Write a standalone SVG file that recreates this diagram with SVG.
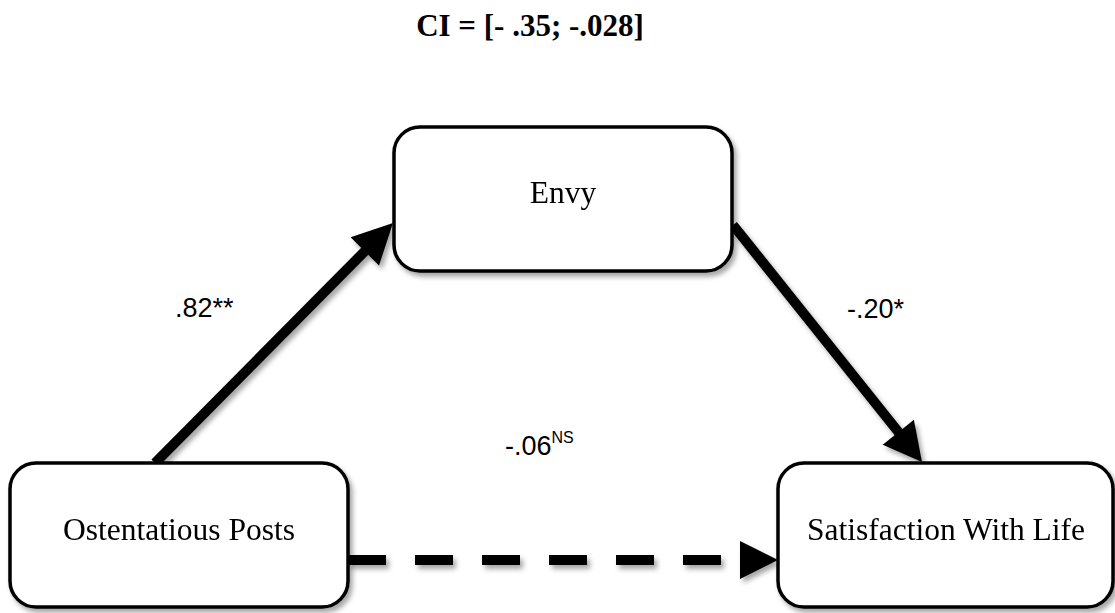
<svg xmlns="http://www.w3.org/2000/svg" width="1115" height="613" viewBox="0 0 1115 613">
<defs>
<filter id="sh" x="-10%" y="-10%" width="130%" height="130%">
<feDropShadow dx="3" dy="4" stdDeviation="2.5" flood-color="#000" flood-opacity="0.35"/>
</filter>
</defs>
<style>
.box{fill:#fff;stroke:#000;stroke-width:3.5}
.nt{font-family:"Liberation Serif","Times New Roman",serif;font-size:31.5px;fill:#000;text-anchor:middle}
.lbl{font-family:"Liberation Sans",Arial,sans-serif;font-size:27px;fill:#000}
.ln{stroke:#000;stroke-width:10;fill:none}
.hd{fill:#000}
</style>
<rect width="1115" height="613" fill="#fff"/>
<text x="530" y="36" font-family="Liberation Serif,'Times New Roman',serif" font-weight="bold" font-size="31" text-anchor="middle">CI = [- .35; -.028]</text>
<g id="connectors" filter="url(#sh)">
<line class="ln" x1="155" y1="463" x2="368" y2="248"/>
<polygon class="hd" points="393,223 379,265.5 350.6,237.3"/>
<line class="ln" x1="733" y1="225" x2="900" y2="434"/>
<polygon class="hd" points="922,462 913.9,419.8 882.7,444.8"/>
<line class="ln" x1="348" y1="560" x2="740" y2="560" stroke-dasharray="38 29"/>
<polygon class="hd" points="740,541 778,560 740,579"/>
</g>
<g id="envy" filter="url(#sh)">
<rect class="box" x="394" y="127" width="338" height="144" rx="26"/>
<text class="nt" x="563" y="203">Envy</text>
</g>
<g id="ostentatious" filter="url(#sh)">
<rect class="box" x="10" y="463" width="338" height="144" rx="26"/>
<text class="nt" x="179" y="540">Ostentatious Posts</text>
</g>
<g id="satisfaction" filter="url(#sh)">
<rect class="box" x="778" y="463" width="335" height="144" rx="26"/>
<text class="nt" x="946" y="540">Satisfaction With Life</text>
</g>
<g id="labels">
<text class="lbl" x="175" y="317">.82**</text>
<text class="lbl" x="847" y="318">-.20*</text>
<text class="lbl" x="505" y="455">-.06<tspan font-size="16" dy="-12">NS</tspan></text>
</g>
</svg>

Goal: Your task is to repeat the material above exactly, without its pictures.

Answer to the task:
Write a standalone SVG file that recreates this diagram with SVG.
<svg xmlns="http://www.w3.org/2000/svg" width="1115" height="613" viewBox="0 0 1115 613">
<defs>
<filter id="sh" x="-10%" y="-10%" width="130%" height="130%">
<feDropShadow dx="3" dy="4" stdDeviation="2.5" flood-color="#000" flood-opacity="0.35"/>
</filter>
</defs>
<style>
.box{fill:#fff;stroke:#000;stroke-width:3.5}
.nt{font-family:"Liberation Serif","Times New Roman",serif;font-size:31.5px;fill:#000;text-anchor:middle}
.lbl{font-family:"Liberation Sans",Arial,sans-serif;font-size:27px;fill:#000}
.ln{stroke:#000;stroke-width:10;fill:none}
.hd{fill:#000}
</style>
<rect width="1115" height="613" fill="#fff"/>
<text x="530" y="36" font-family="Liberation Serif,'Times New Roman',serif" font-weight="bold" font-size="31" text-anchor="middle">CI = [- .35; -.028]</text>
<g id="connectors" filter="url(#sh)">
<line class="ln" x1="155" y1="463" x2="368" y2="248"/>
<polygon class="hd" points="393,223 379,265.5 350.6,237.3"/>
<line class="ln" x1="733" y1="225" x2="900" y2="434"/>
<polygon class="hd" points="922,462 913.9,419.8 882.7,444.8"/>
<line class="ln" x1="348" y1="560" x2="740" y2="560" stroke-dasharray="38 29"/>
<polygon class="hd" points="740,541 778,560 740,579"/>
</g>
<g id="envy" filter="url(#sh)">
<rect class="box" x="394" y="127" width="338" height="144" rx="26"/>
<text class="nt" x="563" y="203">Envy</text>
</g>
<g id="ostentatious" filter="url(#sh)">
<rect class="box" x="10" y="463" width="338" height="144" rx="26"/>
<text class="nt" x="179" y="540">Ostentatious Posts</text>
</g>
<g id="satisfaction" filter="url(#sh)">
<rect class="box" x="778" y="463" width="335" height="144" rx="26"/>
<text class="nt" x="946" y="540">Satisfaction With Life</text>
</g>
<g id="labels">
<text class="lbl" x="175" y="317">.82**</text>
<text class="lbl" x="847" y="318">-.20*</text>
<text class="lbl" x="505" y="455">-.06<tspan font-size="16" dy="-12">NS</tspan></text>
</g>
</svg>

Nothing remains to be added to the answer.